If you're hunting for ballet training here, you've got four fundamentally different options. Not "good, better, best." Different. Each serves a completely different dancer with completely different goals. I've watched friends agonize over this choice, so let's cut through the marketing brochures and talk about what actually happens inside these walls.

When Your Kid Wants to Wear a Tutu on a Real Stage

Bellaire Ballet Academy doesn't mess around with end-of-year demos in church fellowship halls. These kids perform—a lot. Three full productions annually, including a Nutcracker with live orchestral accompaniment. Let me say that again: live orchestra, not a crackling CD someone found in the studio office.

The facility has two proper sprung-floor studios with Marley flooring, which matters more than most parents realize until their kid's knees start aching. The academy follows ABT's National Training Curriculum across twelve levels, so progression feels structured rather than arbitrary. Pointe work starts around 11 or 12, but only after an actual readiness assessment (not just "her friends started, so...").

Here's what sealed it for my neighbor: the youth company tours to senior centers and local schools. Her shy eleven-year-old went from hiding behind the curtain to performing in libraries and community centers, building stage stamina that no single recital could provide. Observation windows for parents of kids under eight mean you can watch without becoming that hovering mom in the doorway.

Summer intensive auditions happen each March. Mark your calendar now—procrastinators get waitlisted.

The "I'm Not Sure This Is For Me" Studio

City Centre Dance Studio understands something crucial: most adults who dream about ballet will quit if you force them to sign a semester contract. Their entire model screams flexibility. Drop in for $22. Grab a five-class package. Leave for three months when work explodes. Come back. No guilt, no "we need to talk about your commitment" emails.

The studio sits near the Bellaire Transit Center, so METRO riders can actually get there without begging for rides. Classes cap at twelve students for beginner adults, which means you won't be kicking the person behind you during tendus. Evening and weekend scheduling accommodates actual humans with jobs.

But the real draw? Cross-training that doesn't feel like punishment. Ballet students here regularly hop into contemporary and jazz classes taught by instructors with commercial dance backgrounds. I've seen CrossFit athletes come here to rebuild body awareness after injuries, and lawyers who just need to move differently after sixty-hour weeks.

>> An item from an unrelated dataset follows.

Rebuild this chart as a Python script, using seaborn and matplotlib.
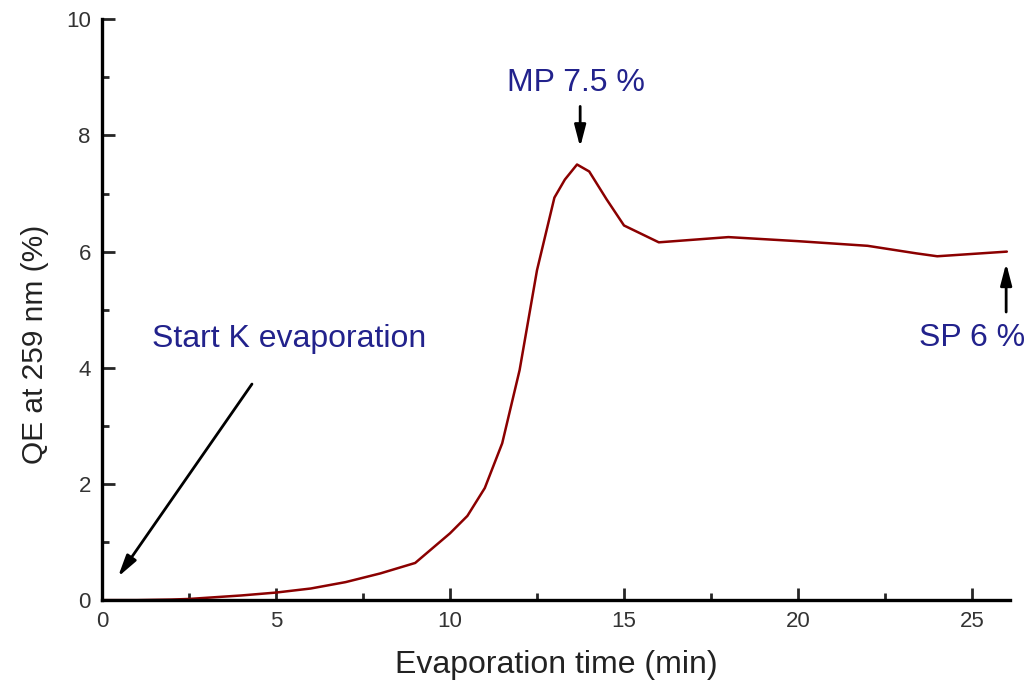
import numpy as np
import pandas as pd
import matplotlib
matplotlib.use('Agg')
import matplotlib.pyplot as plt
import seaborn as sns

# values
time_min = [0, 1, 2, 2.5, 3, 4, 5, 6, 7, 8, 9, 10, 10.5, 11, 11.5, 12, 12.5,
            13, 13.3, 13.65, 14.0, 14.5, 15, 16, 18, 20, 21.5, 22, 23.4, 24, 26]
qe_pct = [0, 0, 0.01, 0.02, 0.04, 0.08, 0.13, 0.2, 0.31, 0.46, 0.64, 1.15, 1.45,
          1.93, 2.7, 3.96, 5.68, 6.93, 7.24, 7.5, 7.38, 6.9, 6.45, 6.16, 6.25,
          6.18, 6.12, 6.1, 5.97, 5.92, 6.0]

df = pd.DataFrame({'time': time_min, 'qe': qe_pct})

sns.set_style('ticks')
plt.rcParams['font.family'] = ['Liberation Sans', 'DejaVu Sans']

fig = plt.figure(figsize=(10.32, 6.89), dpi=100)
ax = fig.add_axes([0.0988, 0.129, 0.8802, 0.843])

sns.lineplot(data=df, x='time', y='qe', color='#8b0000', linewidth=1.8, ax=ax)

ax.set_xlim(0, 26.1)
ax.set_ylim(0, 10)
ax.set_xticks([0, 5, 10, 15, 20, 25])
ax.set_yticks([0, 2, 4, 6, 8, 10])
ax.set_xticks(np.arange(2.5, 26, 5), minor=True)
ax.set_yticks(np.arange(1, 10, 2), minor=True)
ax.tick_params(which='major', direction='in', length=9, width=2, labelsize=16,
               labelcolor='#333333', pad=8)
ax.tick_params(which='minor', direction='in', length=5, width=2)
sns.despine(ax=ax)
for s in ['left', 'bottom']:
    ax.spines[s].set_linewidth(2.4)
    ax.spines[s].set_color('black')

ax.set_xlabel('Evaporation time (min)', fontsize=23, color='#222222', labelpad=13)
ax.set_ylabel('QE at 259 nm (%)', fontsize=21.5, color='#222222', labelpad=12)
ax.yaxis.label.set_y(0.44)

navy = '#22228c'
arrow = dict(arrowstyle='-|>,head_length=0.65,head_width=0.17', color='black',
             lw=2, mutation_scale=20, shrinkA=0, shrinkB=0)

ax.annotate('', xy=(0.46, 0.4), xytext=(4.31, 3.72), arrowprops=arrow)
ax.text(1.44, 4.5, 'Start K evaporation', fontsize=23, color=navy, ha='left', va='center')

ax.annotate('', xy=(13.74, 7.8), xytext=(13.74, 8.5), arrowprops=arrow)
ax.text(13.62, 8.9, 'MP 7.5 %', fontsize=23, color=navy, ha='center', va='center')

ax.annotate('', xy=(25.98, 5.8), xytext=(25.98, 4.96), arrowprops=arrow)
ax.text(26.52, 4.51, 'SP 6 %', fontsize=23, color=navy, ha='right', va='center',
        clip_on=False)

fig.savefig('out.png', dpi=100)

No required uniform—fitted athletic wear works fine.

If you're recovering from something, seeking variety, or just testing whether ballet is your thing without selling your soul, this is your spot.

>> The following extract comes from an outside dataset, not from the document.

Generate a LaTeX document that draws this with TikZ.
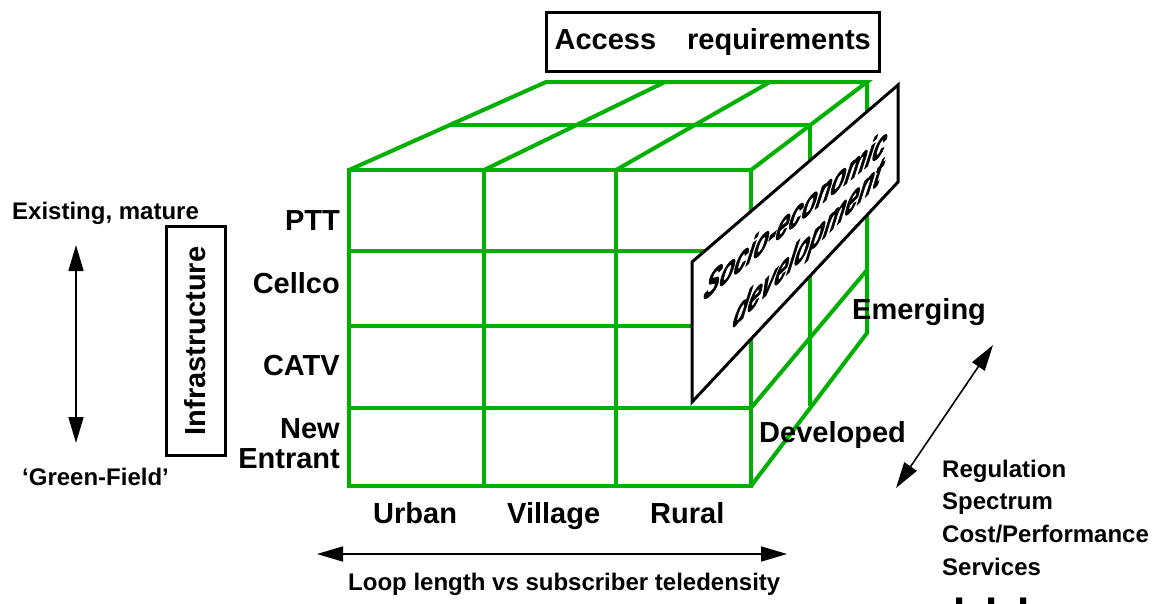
\documentclass[tikz,border=0pt]{standalone}
\usepackage{fontspec}
\setmainfont{Liberation Sans}
\newfontfamily\socfont[BoldItalicFeatures={FakeBold=2.5}]{Liberation Sans}
\usetikzlibrary{arrows.meta}
\definecolor{cubegreen}{RGB}{0,176,0}
\begin{document}
\begin{tikzpicture}[x=1pt,y=-1pt,
  grid/.style={draw=cubegreen, line width=4pt},
  blk/.style={draw=black, line width=3pt},
  lbl/.style={inner sep=0pt, font=\fontsize{29}{33}\selectfont\bfseries},
  sml/.style={inner sep=0pt, font=\fontsize{24}{28}\selectfont\bfseries},
  arr/.style={line width=1.6pt, {Triangle[length=26pt,width=15pt]}-{Triangle[length=26pt,width=15pt]}}]
\useasboundingbox (0,0) rectangle (1154,603);
\clip (0,0) rectangle (1154,603);

% ---- cube: front face
\draw[grid] (349,170) rectangle (751,486);
\foreach \x in {484,616} \draw[grid] (\x,170) -- (\x,486);
\foreach \y in {251,326,408} \draw[grid] (349,\y) -- (751,\y);
% ---- top face
\draw[grid] (349,170) -- (546,82) -- (867,82) -- (751,170);
\draw[grid] (484,170) -- (665,82);
\draw[grid] (616,170) -- (770,82);
\draw[grid] (449,125) -- (810,125);
% ---- right face
\draw[grid] (867,82) -- (867,333) -- (751,486);
\draw[grid] (810,125) -- (810,406);
\draw[grid] (751,408) -- (867,270);

% ---- socio-economic plate
\coordinate (s1) at (692,262);
\coordinate (s2) at (898,85);
\coordinate (s3) at (898,182);
\coordinate (s4) at (692,402);
\draw[blk, fill=white] (s1) -- (s2) -- (s3) -- (s4) -- cycle;
\begin{scope}[shift={(702,302)}, cm={1,0.82,0.4,1.7,(0,0)}]
  \node (socio) [transform shape, anchor=base west, inner sep=0pt,
    font=\fontsize{23.5}{27}\selectfont\socfont\bfseries\itshape] at (0,0) {Socio-economic};
\end{scope}
\begin{scope}[shift={(731,330)}, cm={1,0.99,0.4,1.7,(0,0)}]
  \node (devel) [transform shape, anchor=base west, inner sep=0pt,
    font=\fontsize{24}{28}\selectfont\socfont\bfseries\itshape] at (0,0) {development};
\end{scope}

% ---- boxes
\node (access) [blk, inner sep=0pt, minimum width=332.5pt, minimum height=58.5pt,
  font=\fontsize{29}{33}\selectfont\bfseries] at (712.75,41.75) {Access\hspace{31pt}requirements};
\node (infra) [blk, inner sep=0pt, minimum width=229.5pt, minimum height=59pt, rotate=90,
  font=\fontsize{29}{33}\selectfont\bfseries] at (195.5,341) {Infrastructure};

% ---- left labels
\node (exist) [sml, anchor=base west] at (12,219) {Existing, mature};
\node (green) [sml, anchor=base west] at (22,485) {‘Green-Field’};
\coordinate (va) at (76,245);
\coordinate (vb) at (76,443);
\draw[arr] (va) -- (vb);

\node (ptt) [lbl, anchor=base east] at (340,230) {PTT};
\node (cellco) [lbl, anchor=base east] at (340,293) {Cellco};
\node (catv) [lbl, anchor=base east] at (340,375) {CATV};
\node (new1) [lbl, anchor=base east] at (340,438) {New};
\node (new2) [lbl, anchor=base east] at (340,468) {Entrant};

% ---- bottom labels
\node (urban) [lbl, anchor=base west] at (373,523) {Urban};
\node (village) [lbl, anchor=base west] at (507,523) {Village};
\node (rural) [lbl, anchor=base west] at (650,523) {Rural};
\coordinate (ha) at (317,554);
\coordinate (hb) at (787,554);
\draw[arr] (ha) -- (hb);
\node (loop) [sml, anchor=base west] at (348,590) {Loop length vs subscriber teledensity};

% ---- right labels
\node (emerg) [lbl, anchor=base west] at (852,319) {Emerging};
\node (devd) [lbl, anchor=base west] at (759,442) {Developed};
\coordinate (da) at (993,345);
\coordinate (db) at (896,488);
\draw[arr] (da) -- (db);
\node (reg) [sml, anchor=base west] at (942,477) {Regulation};
\node (spec) [sml, anchor=base west] at (942,509) {Spectrum};
\node (cost) [sml, anchor=base west] at (942,542) {Cost/Performance};
\node (serv) [sml, anchor=base west] at (942,575) {Services};
\node (dots) [inner sep=0pt, anchor=base west, font=\fontsize{44}{44}\selectfont\bfseries]
  at (953,604) {.\hspace{19.8pt}.\hspace{19.8pt}.};
\end{tikzpicture}
\end{document}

Where Serious Dancers Become Professionals

Let's be direct: Bellaire Dance Conservatory isn't for everyone, and they don't pretend otherwise. Thirty years of operation have produced alumni at Houston Ballet II, ABT Studio Company, and regional companies nationwide. That track record comes from selective admission and brutal training loads—upper-level students clock 15+ hours weekly.

Female students start pointe work by age 11. Partnering classes include male dancers from affiliated programs. Modern, jazz, and tap appear on the schedule, but they're supplements, not equals. The faculty includes former principals and working choreographers who actually answer their industry friends' phone calls.

Annual auditions determine level placement. Waitlists for intermediate tiers are standard. January brings open class observations for prospective families—attend before spring auditions, because walking in blind is a rookie mistake.

Financial aid exists but competes fiercely. If your kid dreams of a professional career and you're ready to rearrange your family's entire schedule around training, start here. Otherwise, honestly, look elsewhere. The pressure here is real, and not every talented ten-year-old wants this life.

Ballet Without the Price Tag

Bellaire Youth Ballet operates as a 501(c)(3) nonprofit, which sounds boring until you realize what it actually means: approximately forty percent of their students receive financial assistance. Full scholarships covering tuition and pointe shoes. Sliding-scale arrangements based on federal lunch program eligibility. They're actively removing the financial barriers that typically filter talented kids out of ballet before they ever get a chance.

Training emphasizes solid foundations over racing through levels. Their performing company presents two annual productions at libraries, parks, and partner schools—places where people who've never seen ballet can stumble across it accidentally. That's deliberate accessibility over prestige venues.

Kids can start at five with creative movement. Formal technique begins at seven. Here's the rarity: they explicitly welcome dancers with zero prior experience through age 14. In a world where most studios subtly (or not-so-subtly) suggest you've missed the boat if you didn't start at four, that's revolutionary.

No audition required for recreational track. Scholarship applications are due each July.

Actually Making This Decision

For your tiny ones—ages three to seven—look for observation windows and 30-to-45-minute class lengths. An instructor trained in early childhood dance education will know the difference between building coordination and just corralling squirrels. If a program starts pressuring pointe preparation before puberty, run.

Adult beginners, please find dedicated beginner classes. Mixed-level sessions where you're next to someone who's been dancing since birth aren't inspiring—they're injury risks. And confirm that "beginner" actually means "no experience required." Studio terminology varies wildly.

If you're raising a pre-professional student, verify partnering availability and college audition prep support before you commit. Fancy recital costumes mean nothing if your dancer hits sixteen without the connections and training to transition forward.

Bellaire's ballet scene punches absurdly hard for its size. Pick the studio that matches your actual life, not the one with the prettiest website. The girl with the boba tea and the pointe shoes figured it out eventually. You will too.